## [Written request]
Drop the pictures, then extract the listing word for word.
** start of Data section **
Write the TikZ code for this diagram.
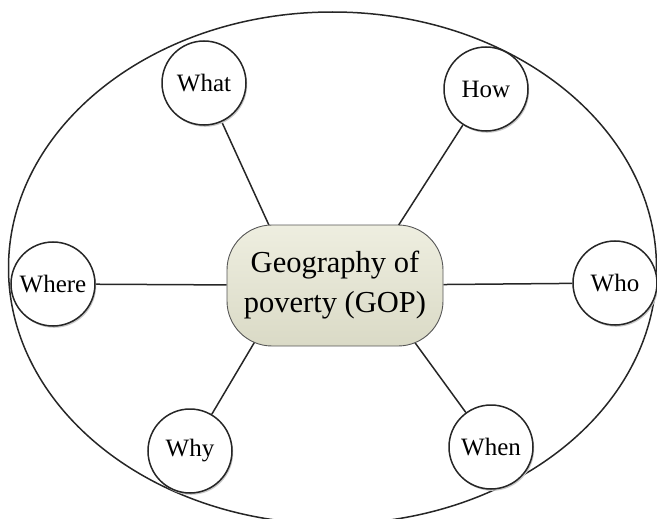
\documentclass[tikz,border=0pt]{standalone}
\usepackage{fontspec}
\setmainfont{Liberation Serif}
\usetikzlibrary{backgrounds,shadows}
\definecolor{linegray}{HTML}{262626}
\definecolor{hubedge}{HTML}{555555}
\definecolor{hubtop}{HTML}{EEEEE0}
\definecolor{hubbot}{HTML}{DADAC6}
\begin{document}
\begin{tikzpicture}[x=1pt,y=-1pt,
  soft/.style={drop shadow={shadow xshift=1.2pt,shadow yshift=-1.8pt,
    fill=black!22,opacity=1}},
  ring/.style={circle,draw=linegray,line width=1.5pt,fill=white,soft,
    minimum size=84pt,inner sep=0pt,font=\fontsize{25}{29}\selectfont},
  hub/.style={rectangle,rounded corners=45pt,draw=hubedge,line width=0.9pt,
    top color=hubtop,bottom color=hubbot,minimum width=216pt,
    minimum height=121pt,align=center,font=\fontsize{30.5}{40}\selectfont},
  spoke/.style={draw=linegray,line width=1.5pt}]
\useasboundingbox (0,0) rectangle (657,519);

% central topic and the six question circles
\node[hub] (gop) at (335,285.5) {Geography of\\poverty (GOP)};
\node[ring] (what)  at (204,83)  {What};
\node[ring] (how)   at (486,89)  {How};
\node[ring] (where) at (53,284)  {Where};
\node[ring] (who)   at (615,283) {Who};
\node[ring] (why)   at (190,451) {Why};
\node[ring] (when)  at (491,447) {When};

% spoke ends, tucked just inside the central box
\coordinate (eWhat) at (271.3,230.3);
\coordinate (eHow)  at (395.7,229.7);
\coordinate (eWhy)  at (261.1,331.1);
\coordinate (eWhen) at (408.3,333.5);

\begin{scope}[on background layer]
  \draw[spoke] (332.5,268) ellipse [x radius=324pt, y radius=256pt];
  \draw[spoke] (what) -- (eWhat);
  \draw[spoke] (how) -- (eHow);
  \draw[spoke] (why) -- (eWhy);
  \draw[spoke] (when) -- (eWhen);
  \draw[spoke] (where) -- (gop);
  \draw[spoke] (who) -- (gop);
\end{scope}
\end{tikzpicture}
\end{document}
** end of Data section **
## [Result]
Write the TikZ code for this diagram.
\documentclass[tikz,border=0pt]{standalone}
\usepackage{fontspec}
\setmainfont{Liberation Serif}
\usetikzlibrary{backgrounds,shadows}
\definecolor{linegray}{HTML}{262626}
\definecolor{hubedge}{HTML}{555555}
\definecolor{hubtop}{HTML}{EEEEE0}
\definecolor{hubbot}{HTML}{DADAC6}
\begin{document}
\begin{tikzpicture}[x=1pt,y=-1pt,
  soft/.style={drop shadow={shadow xshift=1.2pt,shadow yshift=-1.8pt,
    fill=black!22,opacity=1}},
  ring/.style={circle,draw=linegray,line width=1.5pt,fill=white,soft,
    minimum size=84pt,inner sep=0pt,font=\fontsize{25}{29}\selectfont},
  hub/.style={rectangle,rounded corners=45pt,draw=hubedge,line width=0.9pt,
    top color=hubtop,bottom color=hubbot,minimum width=216pt,
    minimum height=121pt,align=center,font=\fontsize{30.5}{40}\selectfont},
  spoke/.style={draw=linegray,line width=1.5pt}]
\useasboundingbox (0,0) rectangle (657,519);

% central topic and the six question circles
\node[hub] (gop) at (335,285.5) {Geography of\\poverty (GOP)};
\node[ring] (what)  at (204,83)  {What};
\node[ring] (how)   at (486,89)  {How};
\node[ring] (where) at (53,284)  {Where};
\node[ring] (who)   at (615,283) {Who};
\node[ring] (why)   at (190,451) {Why};
\node[ring] (when)  at (491,447) {When};

% spoke ends, tucked just inside the central box
\coordinate (eWhat) at (271.3,230.3);
\coordinate (eHow)  at (395.7,229.7);
\coordinate (eWhy)  at (261.1,331.1);
\coordinate (eWhen) at (408.3,333.5);

\begin{scope}[on background layer]
  \draw[spoke] (332.5,268) ellipse [x radius=324pt, y radius=256pt];
  \draw[spoke] (what) -- (eWhat);
  \draw[spoke] (how) -- (eHow);
  \draw[spoke] (why) -- (eWhy);
  \draw[spoke] (when) -- (eWhen);
  \draw[spoke] (where) -- (gop);
  \draw[spoke] (who) -- (gop);
\end{scope}
\end{tikzpicture}
\end{document}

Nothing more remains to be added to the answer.